▼

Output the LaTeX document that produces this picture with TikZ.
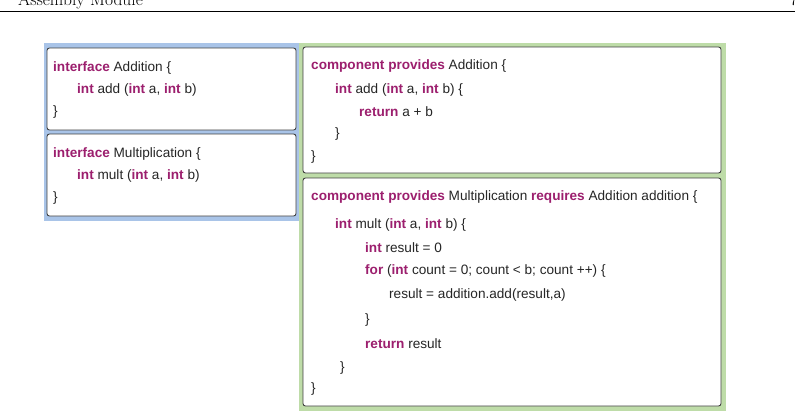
\documentclass[tikz,border=0pt]{standalone}
\usepackage{fontspec}
\newfontfamily\codefont{Liberation Sans}
\begin{document}
\begin{tikzpicture}[x=1pt,y=-1pt,
  card/.style={draw=black!75,fill=white,rounded corners=2.5pt,line width=0.9pt},
  code/.style={anchor=west,inner sep=0pt,font=\codefont\fontsize{13.6}{15}\selectfont,text=black!85}]
\definecolor{kw}{HTML}{9C1F6E}
\definecolor{bluep}{HTML}{A9C4E8}
\definecolor{greenp}{HTML}{BEDCA8}
\newcommand{\kw}[1]{\textcolor{kw}{\bfseries #1}}
\useasboundingbox (0,0) rectangle (795,416);
\clip (0,0) rectangle (795,416);
\node[anchor=base west,inner sep=0pt,font=\fontsize{17.5}{19}\selectfont] (hd) at (18,5) {Assembly Module};
\node[anchor=base east,inner sep=0pt,font=\fontsize{17.5}{19}\selectfont] (pg) at (798,5) {7};
\draw[line width=0.8pt] (0,11) -- (795,11);
\fill[bluep] (44,43) rectangle (300,221);
\fill[greenp] (299,43) rectangle (726,411);
\draw[card] (47,48) rectangle (296,130);
\draw[card] (47,134) rectangle (296,216);
\draw[card] (303,47) rectangle (721,173);
\draw[card] (303,178) rectangle (721,406);
% interfaces
\node[code] (a1) at (53,68) {\kw{interface} Addition \{};
\node[code] (a2) at (77,90) {\kw{int} add (\kw{int} a, \kw{int} b)};
\node[code] (a3) at (53,112) {\}};
\node[code] (m1) at (53,154) {\kw{interface} Multiplication \{};
\node[code] (m2) at (77,176) {\kw{int} mult (\kw{int} a, \kw{int} b)};
\node[code] (m3) at (53,198) {\}};
% component addition
\node[code] (c1) at (311,66) {\kw{component provides} Addition \{};
\node[code] (c2) at (335,90) {\kw{int} add (\kw{int} a, \kw{int} b) \{};
\node[code] (c3) at (359,112) {\kw{return} a + b};
\node[code] (c4) at (335,134) {\}};
\node[code] (c5) at (311,157) {\}};
% component multiplication
\node[code] (d1) at (311,197) {\kw{component provides} Multiplication \kw{requires} Addition addition \{};
\node[code] (d2) at (335,225) {\kw{int} mult (\kw{int} a, \kw{int} b) \{};
\node[code] (d3) at (365,248) {\kw{int} result = 0};
\node[code] (d4) at (365,271) {\kw{for} (\kw{int} count = 0; count < b; count ++) \{};
\node[code] (d5) at (389,295) {result = addition.add(result,a)};
\node[code] (d6) at (365,320) {\}};
\node[code] (d7) at (365,344) {\kw{return} result};
\node[code] (d8) at (340,368) {\}};
\node[code] (d9) at (311,389) {\}};
\end{tikzpicture}
\end{document}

▲

SHORT TASK: Repeat the data exactly, without the pictures.

ANSWER TO THE PROBLEM:
Output the LaTeX document that produces this picture with TikZ.
\documentclass[tikz,border=0pt]{standalone}
\usepackage{fontspec}
\newfontfamily\codefont{Liberation Sans}
\begin{document}
\begin{tikzpicture}[x=1pt,y=-1pt,
  card/.style={draw=black!75,fill=white,rounded corners=2.5pt,line width=0.9pt},
  code/.style={anchor=west,inner sep=0pt,font=\codefont\fontsize{13.6}{15}\selectfont,text=black!85}]
\definecolor{kw}{HTML}{9C1F6E}
\definecolor{bluep}{HTML}{A9C4E8}
\definecolor{greenp}{HTML}{BEDCA8}
\newcommand{\kw}[1]{\textcolor{kw}{\bfseries #1}}
\useasboundingbox (0,0) rectangle (795,416);
\clip (0,0) rectangle (795,416);
\node[anchor=base west,inner sep=0pt,font=\fontsize{17.5}{19}\selectfont] (hd) at (18,5) {Assembly Module};
\node[anchor=base east,inner sep=0pt,font=\fontsize{17.5}{19}\selectfont] (pg) at (798,5) {7};
\draw[line width=0.8pt] (0,11) -- (795,11);
\fill[bluep] (44,43) rectangle (300,221);
\fill[greenp] (299,43) rectangle (726,411);
\draw[card] (47,48) rectangle (296,130);
\draw[card] (47,134) rectangle (296,216);
\draw[card] (303,47) rectangle (721,173);
\draw[card] (303,178) rectangle (721,406);
% interfaces
\node[code] (a1) at (53,68) {\kw{interface} Addition \{};
\node[code] (a2) at (77,90) {\kw{int} add (\kw{int} a, \kw{int} b)};
\node[code] (a3) at (53,112) {\}};
\node[code] (m1) at (53,154) {\kw{interface} Multiplication \{};
\node[code] (m2) at (77,176) {\kw{int} mult (\kw{int} a, \kw{int} b)};
\node[code] (m3) at (53,198) {\}};
% component addition
\node[code] (c1) at (311,66) {\kw{component provides} Addition \{};
\node[code] (c2) at (335,90) {\kw{int} add (\kw{int} a, \kw{int} b) \{};
\node[code] (c3) at (359,112) {\kw{return} a + b};
\node[code] (c4) at (335,134) {\}};
\node[code] (c5) at (311,157) {\}};
% component multiplication
\node[code] (d1) at (311,197) {\kw{component provides} Multiplication \kw{requires} Addition addition \{};
\node[code] (d2) at (335,225) {\kw{int} mult (\kw{int} a, \kw{int} b) \{};
\node[code] (d3) at (365,248) {\kw{int} result = 0};
\node[code] (d4) at (365,271) {\kw{for} (\kw{int} count = 0; count < b; count ++) \{};
\node[code] (d5) at (389,295) {result = addition.add(result,a)};
\node[code] (d6) at (365,320) {\}};
\node[code] (d7) at (365,344) {\kw{return} result};
\node[code] (d8) at (340,368) {\}};
\node[code] (d9) at (311,389) {\}};
\end{tikzpicture}
\end{document}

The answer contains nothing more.